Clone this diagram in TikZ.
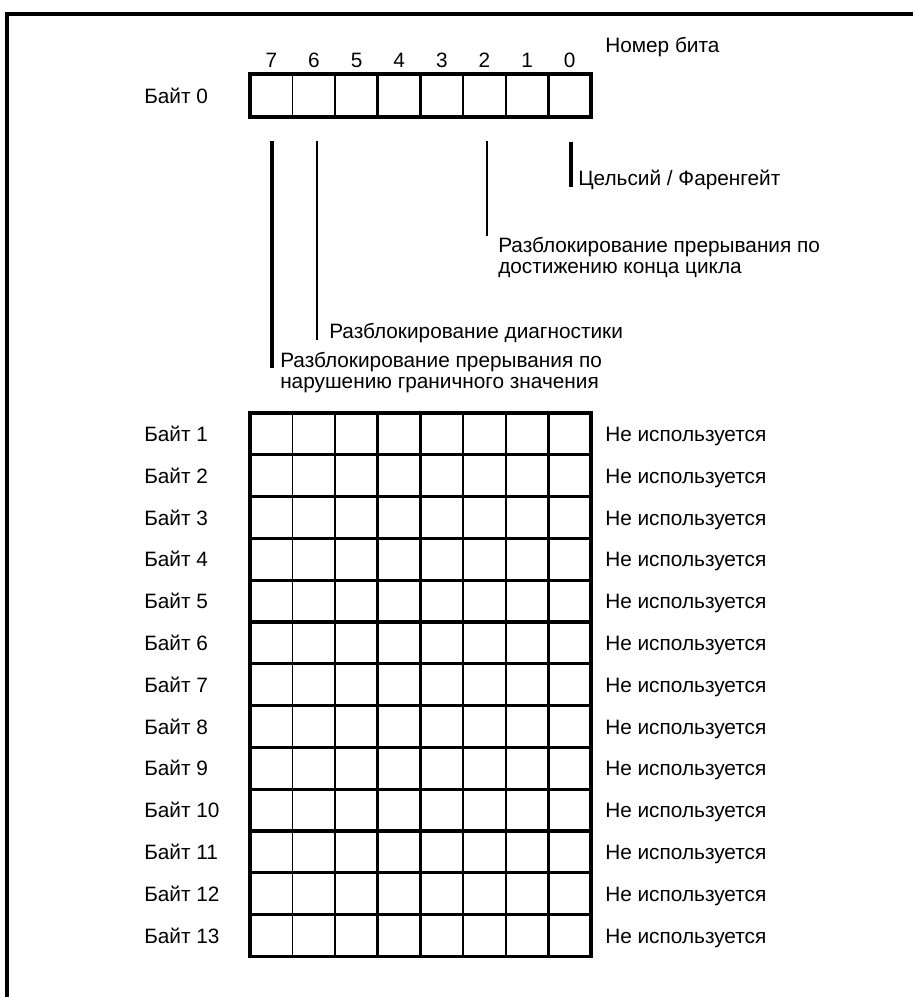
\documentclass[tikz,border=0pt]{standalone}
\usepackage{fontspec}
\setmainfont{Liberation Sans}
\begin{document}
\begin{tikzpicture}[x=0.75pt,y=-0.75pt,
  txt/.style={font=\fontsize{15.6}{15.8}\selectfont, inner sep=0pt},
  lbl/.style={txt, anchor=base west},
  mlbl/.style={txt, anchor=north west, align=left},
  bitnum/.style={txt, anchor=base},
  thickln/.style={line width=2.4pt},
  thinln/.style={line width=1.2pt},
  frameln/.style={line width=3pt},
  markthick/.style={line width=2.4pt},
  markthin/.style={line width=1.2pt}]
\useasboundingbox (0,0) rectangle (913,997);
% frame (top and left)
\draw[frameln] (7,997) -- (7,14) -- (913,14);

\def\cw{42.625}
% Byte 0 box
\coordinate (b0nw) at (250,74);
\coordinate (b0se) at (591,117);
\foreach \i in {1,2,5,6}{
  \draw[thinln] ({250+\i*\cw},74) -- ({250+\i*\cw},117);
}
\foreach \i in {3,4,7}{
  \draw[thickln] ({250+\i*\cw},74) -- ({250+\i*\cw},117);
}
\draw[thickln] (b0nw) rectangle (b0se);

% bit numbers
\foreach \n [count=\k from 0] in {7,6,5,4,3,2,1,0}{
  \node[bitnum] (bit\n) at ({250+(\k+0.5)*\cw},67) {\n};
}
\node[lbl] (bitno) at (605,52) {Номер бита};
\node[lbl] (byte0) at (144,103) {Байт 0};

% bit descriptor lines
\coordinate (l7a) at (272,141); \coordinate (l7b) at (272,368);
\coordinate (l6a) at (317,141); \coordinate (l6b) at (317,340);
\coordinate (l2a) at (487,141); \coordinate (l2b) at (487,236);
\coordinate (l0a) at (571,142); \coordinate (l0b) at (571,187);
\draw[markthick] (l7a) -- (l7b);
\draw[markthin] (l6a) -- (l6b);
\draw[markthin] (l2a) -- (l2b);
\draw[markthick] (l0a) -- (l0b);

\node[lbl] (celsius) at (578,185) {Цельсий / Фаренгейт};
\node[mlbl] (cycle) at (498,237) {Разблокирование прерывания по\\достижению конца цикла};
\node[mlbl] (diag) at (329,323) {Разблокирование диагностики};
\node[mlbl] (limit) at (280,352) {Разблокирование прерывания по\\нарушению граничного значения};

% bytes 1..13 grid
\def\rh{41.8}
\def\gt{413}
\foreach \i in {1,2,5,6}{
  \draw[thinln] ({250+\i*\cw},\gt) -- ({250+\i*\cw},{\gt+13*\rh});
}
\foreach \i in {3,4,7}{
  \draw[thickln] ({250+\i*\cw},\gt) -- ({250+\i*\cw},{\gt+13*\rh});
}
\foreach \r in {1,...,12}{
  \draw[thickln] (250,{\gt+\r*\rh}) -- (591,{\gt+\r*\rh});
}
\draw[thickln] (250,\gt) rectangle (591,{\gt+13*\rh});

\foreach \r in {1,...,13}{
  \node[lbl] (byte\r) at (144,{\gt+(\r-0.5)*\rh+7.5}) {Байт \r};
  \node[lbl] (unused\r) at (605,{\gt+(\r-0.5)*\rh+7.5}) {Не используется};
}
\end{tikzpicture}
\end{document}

◆ ◆ ◆ ◆ ◆

■ **EXERCISE AIM**: Restate the whole of the material word for word without the pictures.

■ **WRITTEN SOLUTION**:
Clone this diagram in TikZ.
\documentclass[tikz,border=0pt]{standalone}
\usepackage{fontspec}
\setmainfont{Liberation Sans}
\begin{document}
\begin{tikzpicture}[x=0.75pt,y=-0.75pt,
  txt/.style={font=\fontsize{15.6}{15.8}\selectfont, inner sep=0pt},
  lbl/.style={txt, anchor=base west},
  mlbl/.style={txt, anchor=north west, align=left},
  bitnum/.style={txt, anchor=base},
  thickln/.style={line width=2.4pt},
  thinln/.style={line width=1.2pt},
  frameln/.style={line width=3pt},
  markthick/.style={line width=2.4pt},
  markthin/.style={line width=1.2pt}]
\useasboundingbox (0,0) rectangle (913,997);
% frame (top and left)
\draw[frameln] (7,997) -- (7,14) -- (913,14);

\def\cw{42.625}
% Byte 0 box
\coordinate (b0nw) at (250,74);
\coordinate (b0se) at (591,117);
\foreach \i in {1,2,5,6}{
  \draw[thinln] ({250+\i*\cw},74) -- ({250+\i*\cw},117);
}
\foreach \i in {3,4,7}{
  \draw[thickln] ({250+\i*\cw},74) -- ({250+\i*\cw},117);
}
\draw[thickln] (b0nw) rectangle (b0se);

% bit numbers
\foreach \n [count=\k from 0] in {7,6,5,4,3,2,1,0}{
  \node[bitnum] (bit\n) at ({250+(\k+0.5)*\cw},67) {\n};
}
\node[lbl] (bitno) at (605,52) {Номер бита};
\node[lbl] (byte0) at (144,103) {Байт 0};

% bit descriptor lines
\coordinate (l7a) at (272,141); \coordinate (l7b) at (272,368);
\coordinate (l6a) at (317,141); \coordinate (l6b) at (317,340);
\coordinate (l2a) at (487,141); \coordinate (l2b) at (487,236);
\coordinate (l0a) at (571,142); \coordinate (l0b) at (571,187);
\draw[markthick] (l7a) -- (l7b);
\draw[markthin] (l6a) -- (l6b);
\draw[markthin] (l2a) -- (l2b);
\draw[markthick] (l0a) -- (l0b);

\node[lbl] (celsius) at (578,185) {Цельсий / Фаренгейт};
\node[mlbl] (cycle) at (498,237) {Разблокирование прерывания по\\достижению конца цикла};
\node[mlbl] (diag) at (329,323) {Разблокирование диагностики};
\node[mlbl] (limit) at (280,352) {Разблокирование прерывания по\\нарушению граничного значения};

% bytes 1..13 grid
\def\rh{41.8}
\def\gt{413}
\foreach \i in {1,2,5,6}{
  \draw[thinln] ({250+\i*\cw},\gt) -- ({250+\i*\cw},{\gt+13*\rh});
}
\foreach \i in {3,4,7}{
  \draw[thickln] ({250+\i*\cw},\gt) -- ({250+\i*\cw},{\gt+13*\rh});
}
\foreach \r in {1,...,12}{
  \draw[thickln] (250,{\gt+\r*\rh}) -- (591,{\gt+\r*\rh});
}
\draw[thickln] (250,\gt) rectangle (591,{\gt+13*\rh});

\foreach \r in {1,...,13}{
  \node[lbl] (byte\r) at (144,{\gt+(\r-0.5)*\rh+7.5}) {Байт \r};
  \node[lbl] (unused\r) at (605,{\gt+(\r-0.5)*\rh+7.5}) {Не используется};
}
\end{tikzpicture}
\end{document}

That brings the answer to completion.